Your task is to reproduce, verbatim and without pictures, the lines from the opening of the listing through the line containing "B_RATE = [0.445, 0.80, 0.81, 0.934, 0.94, 0.94]".

▶ PROVIDED MATERIAL

○ ○ ○ ○ ○ ○ ○

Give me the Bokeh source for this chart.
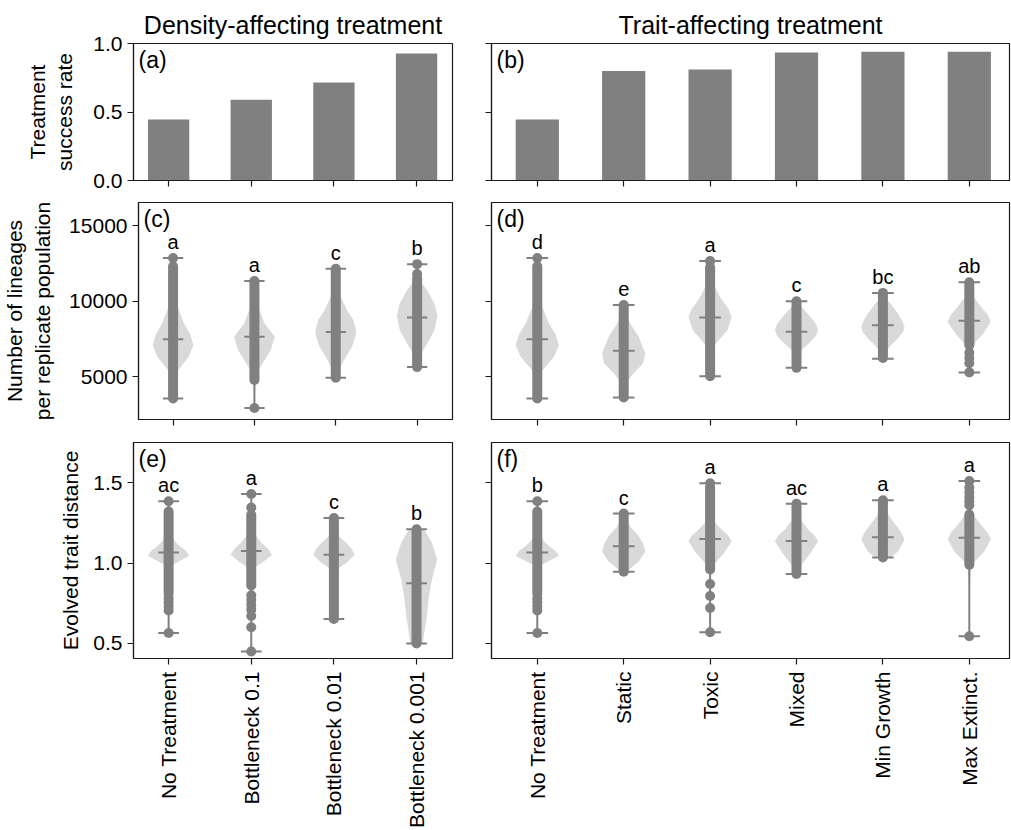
import math
from bokeh.plotting import figure
from bokeh.layouts import column, row
from bokeh.models import FixedTicker, PrintfTickFormatter, BasicTickFormatter, Label, Range1d, ColumnDataSource
from bokeh.embed import file_html
from bokeh.resources import INLINE
from bokeh.core.properties import value

FONT = "Liberation Sans"
GRAY = "#808080"
INK = "#1a1a1a"

# ---------------- categories ----------------
DENS_CATS = ["No Treatment", "Bottleneck 0.1", "Bottleneck 0.01", "Bottleneck 0.001"]
TRAIT_CATS = ["No Treatment", "Static", "Toxic", "Mixed", "Min Growth", "Max Extinct."]

# ---------------- (a),(b) success rate ----------------
A_RATE = [0.445, 0.59, 0.715, 0.927]
B_RATE = [0.445, 0.80, 0.81, 0.934, 0.94, 0.94]

# ---------------- (c) lineages, density treatments ----------------
C_MIN = [3580, 2950, 4950, 5650]
C_MAX = [12850, 11330, 12150, 12450]
C_MED = [7490, 7650, 7960, 8920]
C_DENSE_LO = [3580, 4800, 4950, 5650]
C_DENSE_HI = [12300, 11330, 12150, 11500]
C_EXTRA = [[12850], [2950], [], [12450, 11800]]
C_LETTERS = ["a", "a", "c", "b"]
C_PY = [
    [3580, 4600, 5340, 5670, 6330, 7100, 7800, 8530, 9626, 10600, 12850],
    [2950, 4600, 5340, 5890, 6770, 7650, 8530, 9626, 10500, 11330],
    [4950, 5450, 6110, 6990, 7700, 8090, 8800, 9407, 10000, 10500, 11200, 12150],
    [5650, 6550, 7210, 8090, 9077, 9846, 10725, 11165, 11700, 12450],
]
C_PW = [
    [0, 0.05, 0.2, 0.38, 0.77, 1.0, 0.85, 0.54, 0.23, 0.08, 0],
    [0, 0.05, 0.15, 0.4, 0.8, 1.0, 0.5, 0.2, 0.06, 0],
    [0, 0.15, 0.4, 0.8, 0.97, 1.0, 0.85, 0.55, 0.35, 0.2, 0.07, 0],
    [0, 0.2, 0.5, 0.85, 1.0, 0.85, 0.5, 0.25, 0.08, 0],
]

# ---------------- (d) lineages, trait treatments ----------------
D_MIN = [3580, 3650, 5050, 5600, 6200, 5300]
D_MAX = [12850, 9750, 12650, 10000, 10550, 11250]
D_MED = [7490, 6725, 8923, 7978, 8417, 8703]
D_DENSE_LO = [3580, 3650, 5050, 5600, 6250, 7100]
D_DENSE_HI = [12300, 9750, 12250, 10000, 10550, 11250]
D_EXTRA = [[12850], [], [12650], [], [], [6600, 6250, 5900, 5300]]
D_LETTERS = ["d", "e", "a", "c", "bc", "ab"]
D_PY = [
    [3580, 4600, 5340, 5670, 6330, 7100, 7800, 8530, 9626, 10600, 12850],
    [3650, 4680, 5230, 5890, 6545, 7648, 8527, 8967, 9750],
    [5050, 6400, 6990, 7430, 8090, 8967, 9500, 10066, 10725, 11300, 12650],
    [5600, 6400, 6880, 7320, 7700, 8088, 8500, 8967, 9516, 10000],
    [6200, 6990, 7540, 8000, 8308, 8700, 9187, 9846, 10200, 10550],
    [5300, 6600, 7320, 7868, 8637, 9100, 9626, 10286, 11250],
]
D_PW = [
    [0, 0.05, 0.2, 0.38, 0.77, 1.0, 0.85, 0.54, 0.23, 0.08, 0],
    [0, 0.15, 0.45, 0.9, 1.0, 0.7, 0.3, 0.15, 0],
    [0, 0.04, 0.15, 0.4, 0.8, 1.0, 0.85, 0.55, 0.3, 0.1, 0],
    [0, 0.08, 0.3, 0.65, 0.9, 1.0, 0.9, 0.65, 0.3, 0],
    [0, 0.3, 0.7, 0.95, 1.0, 0.9, 0.7, 0.35, 0.12, 0],
    [0, 0.05, 0.3, 0.65, 1.0, 0.85, 0.55, 0.2, 0],
]

# ---------------- (e) trait distance, density treatments ----------------
E_MIN = [0.565, 0.45, 0.652, 0.50]
E_MAX = [1.385, 1.43, 1.28, 1.21]
E_MED = [1.066, 1.075, 1.052, 0.874]
E_DENSE_LO = [0.81, 0.86, 0.652, 0.50]
E_DENSE_HI = [1.32, 1.30, 1.28, 1.21]
E_EXTRA = [[1.385, 0.78, 0.755, 0.73, 0.705, 0.565],
           [1.43, 1.345, 0.80, 0.77, 0.74, 0.71, 0.67, 0.60, 0.45],
           [], []]
E_LETTERS = ["ac", "a", "c", "b"]
E_PY = [
    [0.565, 0.85, 0.95, 0.99, 1.01, 1.046, 1.075, 1.104, 1.135, 1.2, 1.385],
    [0.45, 0.8, 0.93, 0.98, 1.01, 1.052, 1.09, 1.124, 1.176, 1.25, 1.43],
    [0.652, 0.88, 0.94, 0.97, 1.0, 1.052, 1.09, 1.124, 1.166, 1.22, 1.28],
    [0.50, 0.545, 0.67, 0.79, 0.9, 1.02, 1.124, 1.17, 1.21],
]
E_PW = [
    [0, 0.02, 0.08, 0.2, 0.5, 1.0, 0.85, 0.55, 0.3, 0.06, 0],
    [0, 0.03, 0.1, 0.25, 0.6, 1.0, 0.8, 0.5, 0.2, 0.05, 0],
    [0, 0.04, 0.1, 0.25, 0.6, 1.0, 0.85, 0.6, 0.25, 0.06, 0],
    [0.3, 0.35, 0.5, 0.6, 0.75, 1.0, 0.75, 0.55, 0.35],
]

# ---------------- (f) trait distance, trait treatments ----------------
F_MIN = [0.565, 0.946, 0.569, 0.932, 1.035, 0.545]
F_MAX = [1.385, 1.308, 1.497, 1.369, 1.391, 1.511]
F_MED = [1.066, 1.104, 1.149, 1.137, 1.161, 1.157]
F_DENSE_LO = [0.81, 0.946, 0.96, 0.932, 1.035, 0.99]
F_DENSE_HI = [1.32, 1.308, 1.47, 1.369, 1.391, 1.30]
F_EXTRA = [[1.385, 0.78, 0.755, 0.73, 0.705, 0.565], [], [1.497, 0.87, 0.795, 0.72, 0.569],
           [], [], [1.511, 1.47, 1.44, 1.41, 1.385, 1.36, 0.545]]
F_LETTERS = ["b", "c", "a", "ac", "a", "a"]
F_PY = [
    [0.565, 0.85, 0.95, 0.99, 1.01, 1.046, 1.075, 1.104, 1.135, 1.2, 1.385],
    [0.946, 0.97, 1.01, 1.072, 1.12, 1.166, 1.228, 1.28, 1.308],
    [0.569, 0.9, 0.98, 1.01, 1.062, 1.135, 1.17, 1.207, 1.248, 1.32, 1.497],
    [0.932, 0.96, 1.0, 1.062, 1.135, 1.17, 1.207, 1.259, 1.32, 1.369],
    [1.035, 1.072, 1.145, 1.19, 1.228, 1.29, 1.34, 1.391],
    [0.545, 0.9, 0.98, 1.01, 1.072, 1.149, 1.19, 1.228, 1.29, 1.38, 1.511],
]
F_PW = [
    [0, 0.02, 0.08, 0.2, 0.5, 1.0, 0.85, 0.55, 0.3, 0.06, 0],
    [0.15, 0.35, 0.7, 1.0, 0.9, 0.7, 0.3, 0.12, 0.03],
    [0, 0.03, 0.1, 0.3, 0.65, 1.0, 0.85, 0.55, 0.25, 0.06, 0],
    [0.05, 0.1, 0.3, 0.65, 1.0, 0.85, 0.55, 0.25, 0.07, 0],
    [0.35, 0.7, 1.0, 0.85, 0.65, 0.3, 0.1, 0.02],
    [0, 0.02, 0.1, 0.25, 0.7, 1.0, 0.85, 0.6, 0.25, 0.05, 0],
]

# ---------------- layout constants ----------------
LEFT_W, RIGHT_W = 472, 539
ROW_H = [191, 240, 399]
LEFT_XR = (-0.425, 3.435)
RIGHT_XR = (-0.53, 5.465)
YR_A = (0.0, 1.0)
YR_C = (2190, 16520)
YR_E = (0.406, 1.75)


def make_fig(width, height, borders, xr, yr):
    p = figure(width=width, height=height, output_backend="svg", toolbar_location=None,
               x_range=Range1d(*xr), y_range=Range1d(*yr),
               min_border_left=borders[0], min_border_right=borders[1],
               min_border_top=borders[2], min_border_bottom=borders[3],
               background_fill_color="white", border_fill_color="white")
    p.outline_line_color = INK
    p.outline_line_width = 1.2
    p.xgrid.visible = False
    p.ygrid.visible = False
    for ax in (p.xaxis, p.yaxis):
        ax.axis_line_color = INK
        ax.axis_line_width = 1.2
        ax.major_tick_line_color = INK
        ax.major_tick_line_width = 1.2
        ax.major_tick_out = 6
        ax.major_tick_in = 0
        ax.minor_tick_out = 0
        ax.minor_tick_in = 0
        ax.major_label_text_font = FONT
        ax.major_label_text_font_size = "21px"
        ax.major_label_text_color = "black"
        ax.axis_label_text_font = FONT
        ax.axis_label_text_font_size = "21px"
        ax.axis_label_text_font_style = "normal"
        ax.axis_label_text_color = "black"
    return p


def set_x(p, cats, show):
    p.xaxis.ticker = FixedTicker(ticks=list(range(len(cats))))
    if show:
        p.xaxis.major_label_overrides = {i: c for i, c in enumerate(cats)}
        p.xaxis.major_label_orientation = math.pi / 2
        p.xaxis.major_label_standoff = 7
    else:
        p.xaxis.major_label_overrides = {i: "" for i in range(len(cats))}
        p.xaxis.major_label_text_font_size = "0px"
        p.xaxis.major_label_standoff = 0


def set_y(p, ticks, fmt, show, label=None, standoff=10):
    p.yaxis.ticker = FixedTicker(ticks=ticks)
    p.yaxis.formatter = fmt
    if show:
        p.yaxis.major_label_standoff = 5
        if label:
            p.yaxis.axis_label = label
            p.yaxis.axis_label_standoff = standoff
    else:
        p.yaxis.major_label_overrides = {t: "" for t in ticks}
        p.yaxis.major_label_text_font_size = "0px"
        p.yaxis.major_label_standoff = 0


def panel_label(p, txt, xr, yr):
    p.add_layout(Label(x=xr[0], y=yr[1], x_offset=5, y_offset=-3, text=txt,
                       text_baseline="top", text_align="left", text_font=FONT,
                       text_font_size="23px", text_color="black"))


def bars(p, vals):
    src = ColumnDataSource(dict(x=list(range(len(vals))), top=vals))
    p.vbar(x="x", top="top", bottom=0, width=0.5, source=src, fill_color=GRAY, line_color=None)


def violins(p, py, pw, mins, maxs, meds, dlo, dhi, extras, letters):
    half = 0.25
    for i in range(len(mins)):
        ys = list(py[i]) + list(reversed(py[i]))
        xs = [i - half * w for w in pw[i]] + [i + half * w for w in reversed(pw[i])]
        p.patch(xs, ys, fill_color=GRAY, fill_alpha=0.3, line_color=None)
    n = len(mins)
    xs = list(range(n))
    p.segment(x0=xs, y0=mins, x1=xs, y1=maxs, line_color=GRAY, line_width=2)
    for arr in (mins, maxs, meds):
        p.segment(x0=[x - 0.125 for x in xs], y0=arr, x1=[x + 0.125 for x in xs], y1=arr,
                  line_color=GRAY, line_width=2)
    p.segment(x0=xs, y0=dlo, x1=xs, y1=dhi, line_color=GRAY, line_width=10, line_cap="round")
    ex_x, ex_y = [], []
    for i, e in enumerate(extras):
        for v in e:
            ex_x.append(i)
            ex_y.append(v)
    if ex_x:
        p.scatter(ex_x, ex_y, size=10, fill_color=GRAY, line_color=None)
    p.text(x=xs, y=maxs, text=letters, text_font=value(FONT), text_font_size="20px",
           text_align="center", text_baseline="alphabetic", y_offset=-16, text_color="black")


fmt1 = PrintfTickFormatter(format="%.1f")
fmtc = BasicTickFormatter(use_scientific=False)

# Row 1
fa = make_fig(LEFT_W, ROW_H[0], (133, 20, 43, 11), LEFT_XR, YR_A)
fa.title.text = "Density-affecting treatment"
fb = make_fig(RIGHT_W, ROW_H[0], (19, 2, 43, 11), RIGHT_XR, YR_A)
fb.title.text = "Trait-affecting treatment"
for f in (fa, fb):
    f.title.align = "center"
    f.title.text_font = FONT
    f.title.text_font_size = "25px"
    f.title.text_font_style = "normal"
    f.title.text_color = "black"
bars(fa, A_RATE)
bars(fb, B_RATE)
set_x(fa, DENS_CATS, False)
set_x(fb, TRAIT_CATS, False)
set_y(fa, [0.0, 0.5, 1.0], fmt1, True, "Treatment\nsuccess rate", 14)
set_y(fb, [0.0, 0.5, 1.0], fmt1, False)
panel_label(fa, "(a)", LEFT_XR, YR_A)
panel_label(fb, "(b)", RIGHT_XR, YR_A)

# Row 2
fc = make_fig(LEFT_W, ROW_H[1], (133, 20, 11, 12), LEFT_XR, YR_C)
fd = make_fig(RIGHT_W, ROW_H[1], (19, 2, 11, 12), RIGHT_XR, YR_C)
violins(fc, C_PY, C_PW, C_MIN, C_MAX, C_MED, C_DENSE_LO, C_DENSE_HI, C_EXTRA, C_LETTERS)
violins(fd, D_PY, D_PW, D_MIN, D_MAX, D_MED, D_DENSE_LO, D_DENSE_HI, D_EXTRA, D_LETTERS)
set_x(fc, DENS_CATS, False)
set_x(fd, TRAIT_CATS, False)
set_y(fc, [5000, 10000, 15000], fmtc, True, "Number of lineages\nper replicate population", 12)
set_y(fd, [5000, 10000, 15000], fmtc, False)
panel_label(fc, "(c)", LEFT_XR, YR_C)
panel_label(fd, "(d)", RIGHT_XR, YR_C)

# Row 3
fe = make_fig(LEFT_W, ROW_H[2], (133, 20, 11, 171), LEFT_XR, YR_E)
ff = make_fig(RIGHT_W, ROW_H[2], (19, 2, 11, 171), RIGHT_XR, YR_E)
violins(fe, E_PY, E_PW, E_MIN, E_MAX, E_MED, E_DENSE_LO, E_DENSE_HI, E_EXTRA, E_LETTERS)
violins(ff, F_PY, F_PW, F_MIN, F_MAX, F_MED, F_DENSE_LO, F_DENSE_HI, F_EXTRA, F_LETTERS)
set_x(fe, DENS_CATS, True)
set_x(ff, TRAIT_CATS, True)
set_y(fe, [0.5, 1.0, 1.5], fmt1, True, "Evolved trait distance", 8)
set_y(ff, [0.5, 1.0, 1.5], fmt1, False)
panel_label(fe, "(e)", LEFT_XR, YR_E)
panel_label(ff, "(f)", RIGHT_XR, YR_E)

p = column(row(fa, fb, spacing=0), row(fc, fd, spacing=0), row(fe, ff, spacing=0), spacing=0)

with open("out.html", "w") as fh:
    fh.write(file_html(p, INLINE))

○ ○ ○ ○ ○ ○ ○

▶ FULL OUTPUT
Give me the Bokeh source for this chart.
import math
from bokeh.plotting import figure
from bokeh.layouts import column, row
from bokeh.models import FixedTicker, PrintfTickFormatter, BasicTickFormatter, Label, Range1d, ColumnDataSource
from bokeh.embed import file_html
from bokeh.resources import INLINE
from bokeh.core.properties import value

FONT = "Liberation Sans"
GRAY = "#808080"
INK = "#1a1a1a"

# ---------------- categories ----------------
DENS_CATS = ["No Treatment", "Bottleneck 0.1", "Bottleneck 0.01", "Bottleneck 0.001"]
TRAIT_CATS = ["No Treatment", "Static", "Toxic", "Mixed", "Min Growth", "Max Extinct."]

# ---------------- (a),(b) success rate ----------------
A_RATE = [0.445, 0.59, 0.715, 0.927]
B_RATE = [0.445, 0.80, 0.81, 0.934, 0.94, 0.94]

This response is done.